The reason given: a still-real lack of maturity on the ESRS E4 (Biodiversity) standard. The report adds a broader observation: "in general, companies are less mature on biodiversity than climate change". Many have a climate transition plan, few a "nature" transition plan — even though the latter is a prerequisite to start the assessment.
What these figures tell companies
The first ACT Biodiversity roadtest paints an uncompromising picture: low overall maturity (32/100), a major blind spot on the upstream value chain, and above all a shortfall of reliable, traceable, usable data — including at companies already subject to the CSRD. This data shortfall is no methodological detail: it is the tipping point. A biodiversity strategy is only as good as the measurement underpinning it. That is the issue we address in our article on the role of independent certification in biodiversity measurement.
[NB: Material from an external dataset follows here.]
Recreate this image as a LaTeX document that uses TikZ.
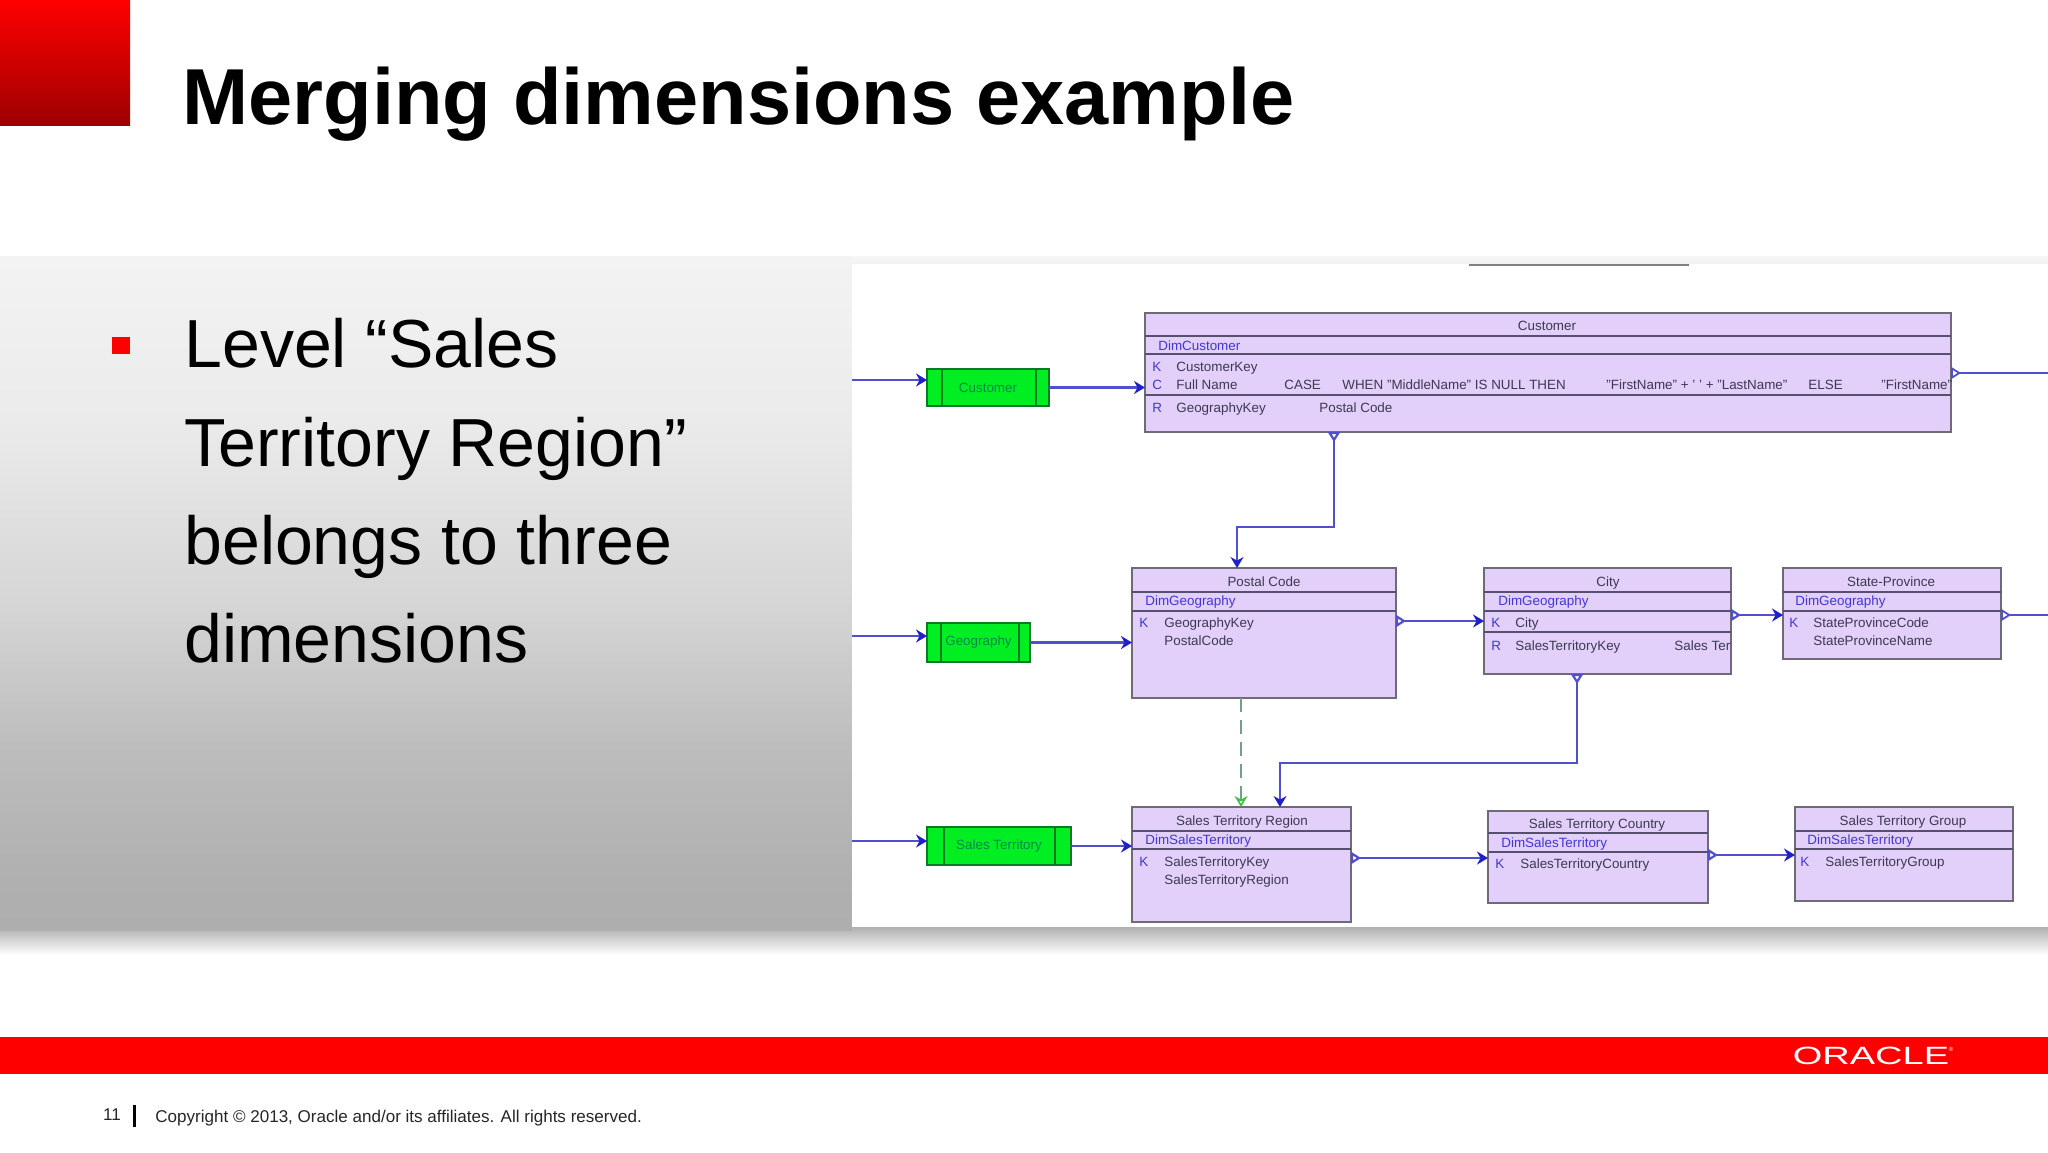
\documentclass[tikz,border=0pt]{standalone}
\usepackage{fontspec}
\setmainfont{Liberation Sans}
\usepackage{tikz}
\usetikzlibrary{arrows.meta}
\definecolor{orared}{HTML}{FF0000}
\definecolor{entfill}{HTML}{E2CFFA}
\definecolor{entline}{HTML}{6E6A78}
\definecolor{entsep}{HTML}{55506E}
\definecolor{reline}{HTML}{5050CC}
\definecolor{retip}{HTML}{2020C8}
\definecolor{grnfill}{HTML}{00EE22}
\definecolor{grnline}{HTML}{0B7A24}
\definecolor{grntext}{HTML}{068A48}
\definecolor{rowtext}{HTML}{3C3950}
\definecolor{dimtext}{HTML}{4238D0}
\definecolor{usetip}{HTML}{40C040}
\definecolor{useline}{HTML}{7C9C8A}
\definecolor{panela}{HTML}{F3F3F3}
\definecolor{panelb}{HTML}{EBEBEB}
\definecolor{panelc}{HTML}{D5D5D5}
\definecolor{paneld}{HTML}{BDBDBD}
\definecolor{panele}{HTML}{B0B0B0}
\definecolor{panelf}{HTML}{AEAEAE}
\def\entnode{\node[draw=entline,fill=entfill,line width=1.1pt,inner sep=0pt,outer sep=0pt,anchor=north west]}
\def\grnnode{\node[draw=grnline,fill=grnfill,line width=0.9pt,inner sep=0pt,outer sep=0pt,anchor=north west,text=grntext,font=\fontsize{6.7}{8}\selectfont]}
\def\rowlabel{\node[anchor=west,inner sep=0pt,text height=4.8pt,text depth=0pt,text=rowtext,font=\fontsize{6.7}{8}\selectfont]}
\def\dimlabel{\node[anchor=west,inner sep=0pt,text height=4.8pt,text depth=0pt,text=dimtext,font=\fontsize{6.7}{8}\selectfont]}
\def\headlabel{\node[inner sep=0pt,text height=4.8pt,text depth=0pt,text=rowtext,font=\fontsize{6.7}{8}\selectfont]}
\def\drawsep{\draw[color=entsep,line width=0.9pt]}
\def\drawrel{\draw[color=reline,line width=1.1pt,-{Stealth[length=5.5pt,width=6.5pt,color=retip]}]}
\def\drawfk{\draw[color=reline,line width=1.1pt,{Triangle[open,reversed,length=5pt,width=6pt]}-{Stealth[length=5.5pt,width=6.5pt,color=retip]}]}
\def\drawout{\draw[color=reline,line width=0.9pt,{Triangle[open,reversed,length=5pt,width=6pt]}-]}
\def\drawuse{\draw[color=useline,line width=0.8pt,dash pattern=on 7pt off 4pt,-{Stealth[open,length=5.5pt,width=6.5pt,color=usetip]}]}

\begin{document}
\begin{tikzpicture}[x=0.5pt,y=-0.5pt]
\useasboundingbox (0,0) rectangle (2048,1152);
\fill[white] (0,0) rectangle (2048,1152);
% slide furniture
\fill[top color=orared,bottom color=orared!62!black] (0,0) rectangle (130,125);
\node[anchor=base west,inner sep=0pt,font=\fontsize{39.7}{44}\selectfont\bfseries] (title) at (182,124) {Merging dimensions example};
\fill[bottom color=white,top color=black!32] (0,926) rectangle (2048,955);
\fill[top color=black!3,bottom color=black!6] (852,256) rectangle (2048,264);
\fill[top color=panela,bottom color=panelb] (0,256) rectangle (852,420);
\fill[top color=panelb,bottom color=panelc] (0,420) rectangle (852,607);
\fill[top color=panelc,bottom color=paneld] (0,607) rectangle (852,744);
\fill[top color=paneld,bottom color=panele] (0,744) rectangle (852,880);
\fill[top color=panele,bottom color=panelf] (0,880) rectangle (852,930);
\fill[white] (852,264) rectangle (2048,927);
\fill[orared] (112,337) rectangle (130,354);
\foreach \nm/\yy/\txt in {la/367/{Level “Sales},lb/466/{Territory Region”},lc/564/{belongs to three},ld/662/{dimensions}}
  \node[anchor=base west,inner sep=0pt,font=\fontsize{34}{40}\selectfont] (\nm) at (184,\yy) {\txt};
\fill[orared] (0,1037) rectangle (2048,1074);
\node[anchor=center,inner sep=0pt,text=white,font=\fontsize{12.5}{14}\selectfont,xscale=1.52] (logo) at (1871,1056) {ORACLE};
\node[inner sep=0pt,text=white,font=\fontsize{3}{4}\selectfont] (regmark) at (1951,1049) {®};
\node[inner sep=0pt,font=\fontsize{8.5}{10}\selectfont,text=black!85] (page) at (112,1115) {11};
\fill[black] (132.5,1105) rectangle (135.5,1127);
\node[anchor=west,inner sep=0pt,font=\fontsize{8.52}{10}\selectfont,text=black!85] (copy) at (155,1118) {Copyright © 2013, Oracle and/or its affiliates. All rights reserved.};
\draw[color=gray,line width=1.2pt] (1469,265) -- (1689,265);
% customer row
\grnnode[minimum width=61pt,minimum height=18.5pt] (gcust) at (927,369) {Customer};
\draw[color=grnline,line width=0.8pt] (942,369) -- (942,406) (1036,369) -- (1036,406);
\entnode[minimum width=403pt,minimum height=59.5pt] (customer) at (1145,313) {};
\foreach \y in {336,354,395} \drawsep (customer.west |- 0,\y) -- (customer.east |- 0,\y);
\headlabel (custh) at (1547,326) {Customer};
\dimlabel (custd) at (1158,346) {DimCustomer};
\dimlabel (custk) at (1152,367) {K};
\rowlabel (custa) at (1176,367) {CustomerKey};
\dimlabel (custc) at (1152,385) {C};
\rowlabel (custb) at (1176,385) {Full Name};
\rowlabel (custe) at (1284,385) {CASE};
\rowlabel (custf) at (1342,385) {WHEN "MiddleName" IS NULL THEN};
\rowlabel (custg) at (1606,385) {"FirstName" + ' ' + "LastName"};
\rowlabel (custi) at (1808,385) {ELSE};
\rowlabel (custj) at (1881,385) {"FirstName"};
\dimlabel (custr) at (1152,408) {R};
\rowlabel (custl) at (1176,408) {GeographyKey};
\rowlabel (custm) at (1319,408) {Postal Code};
% geography row
\grnnode[minimum width=51.5pt,minimum height=19.5pt] (ggeo) at (927,623) {Geography};
\draw[color=grnline,line width=0.8pt] (941,623) -- (941,662) (1019,623) -- (1019,662);
\entnode[minimum width=132pt,minimum height=65pt] (postal) at (1132,568) {};
\foreach \y in {592,611} \drawsep (postal.west |- 0,\y) -- (postal.east |- 0,\y);
\headlabel (posth) at (1264,582) {Postal Code};
\dimlabel (postd) at (1145,601) {DimGeography};
\dimlabel (postk) at (1139,623) {K};
\rowlabel (posta) at (1164,623) {GeographyKey};
\rowlabel (postb) at (1164,641) {PostalCode};
\entnode[minimum width=123.5pt,minimum height=53pt] (city) at (1484,568) {};
\foreach \y in {592,611,632} \drawsep (city.west |- 0,\y) -- (city.east |- 0,\y);
\headlabel (cityh) at (1608,582) {City};
\dimlabel (cityd) at (1498,601) {DimGeography};
\dimlabel (cityk) at (1491,623) {K};
\rowlabel (citya) at (1515,623) {City};
\dimlabel (cityr) at (1491,646) {R};
\rowlabel (cityb) at (1515,646) {SalesTerritoryKey};
\rowlabel (cityc) at (1674,646) {Sales Ter};
\entnode[minimum width=109pt,minimum height=45.5pt] (state) at (1783,568) {};
\foreach \y in {592,611} \drawsep (state.west |- 0,\y) -- (state.east |- 0,\y);
\headlabel (stath) at (1891,582) {State-Province};
\dimlabel (statd) at (1795,601) {DimGeography};
\dimlabel (statk) at (1789,623) {K};
\rowlabel (stata) at (1813,623) {StateProvinceCode};
\rowlabel (statb) at (1813,641) {StateProvinceName};
% sales territory row
\grnnode[minimum width=72pt,minimum height=19pt] (gsale) at (927,827) {Sales Territory};
\draw[color=grnline,line width=0.8pt] (944,827) -- (944,865) (1055,827) -- (1055,865);
\entnode[minimum width=109.5pt,minimum height=57.5pt] (region) at (1132,807) {};
\foreach \y in {831,849} \drawsep (region.west |- 0,\y) -- (region.east |- 0,\y);
\headlabel (regih) at (1242,821) {Sales Territory Region};
\dimlabel (regid) at (1145,840) {DimSalesTerritory};
\dimlabel (regik) at (1139,862) {K};
\rowlabel (regia) at (1164,862) {SalesTerritoryKey};
\rowlabel (regib) at (1164,880) {SalesTerritoryRegion};
\entnode[minimum width=110pt,minimum height=46pt] (country) at (1488,811) {};
\foreach \y in {833,852} \drawsep (country.west |- 0,\y) -- (country.east |- 0,\y);
\headlabel (counh) at (1597,824) {Sales Territory Country};
\dimlabel (cound) at (1501,843) {DimSalesTerritory};
\dimlabel (counk) at (1495,864) {K};
\rowlabel (couna) at (1520,864) {SalesTerritoryCountry};
\entnode[minimum width=109pt,minimum height=47pt] (group) at (1795,807) {};
\foreach \y in {831,849} \drawsep (group.west |- 0,\y) -- (group.east |- 0,\y);
\headlabel (grouh) at (1903,821) {Sales Territory Group};
\dimlabel (groud) at (1807,840) {DimSalesTerritory};
\dimlabel (grouk) at (1800,862) {K};
\rowlabel (groua) at (1825,862) {SalesTerritoryGroup};
% free ends at the picture's left and right edge
\coordinate (edgea) at (852,380);
\coordinate (edgeb) at (852,636);
\coordinate (edgec) at (852,841);
\coordinate (edged) at (2048,373);
\coordinate (edgee) at (2048,615);
% connectors
\drawrel (edgea) -- (edgea -| gcust.west);
\drawrel (edgeb) -- (edgeb -| ggeo.west);
\drawrel (edgec) -- (edgec -| gsale.west);
\drawrel (gcust.east) -- (gcust.east -| customer.west);
\drawrel (ggeo.east) -- (ggeo.east -| postal.west);
\drawrel (gsale.east) -- (gsale.east -| region.west);
\drawfk (customer.south -| 1334,0) -- (1334,527) -- (1237,527) -- (postal.north -| 1237,0);
\drawfk (city.south -| 1577,0) -- (1577,763) -- (1280,763) -- (region.north -| 1280,0);
\drawfk (postal.east |- 0,621) -- (city.west |- 0,621);
\drawfk (city.east |- 0,615) -- (state.west |- 0,615);
\drawfk (region.east |- 0,858) -- (country.west |- 0,858);
\drawfk (country.east |- 0,855) -- (group.west |- 0,855);
\drawout (customer.east |- edged) -- (edged);
\drawout (state.east |- edgee) -- (edgee);
\drawuse (postal.south -| 1241,0) -- (region.north -| 1241,0);
\end{tikzpicture}
\end{document}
From raw data to certified data. The roadtest shows it: the difficulty is not producing a figure, but producing a reliable, comparable and defensible one. Effinature certification, delivered by IRICE — a body accredited by Cofrac under no. 5-0655 to ISO/IEC 17065 (scope available at www.cofrac.fr) — provides that guarantee at field level. Talk to an IRICE expert.
Source: ACT Biodiversity roadtest report (EVEA for ADEME and the OFB, January 2026), draft version of the methodology.
Frequently asked questions
The average performance score of the 13 assessed companies stands at 32 out of 100, with an average narrative grade of C and an average neutral trend. The best score reaches 59, the lowest 14.5.
The weakest module is the upstream value chain (module 4), with an average score of 19 %, described as a "critical blind spot". Direct operations and upstream together weigh 43 % of the score.
After adjustment by expert judgement, 4 companies out of 13 receive a negative trend, 8 a neutral trend and 2 a positive trend.
No. The report concludes that even for companies publishing a CSRD-compliant report, public data was not sufficient to carry out the assessment, due to insufficient maturity on the ESRS E4 standard.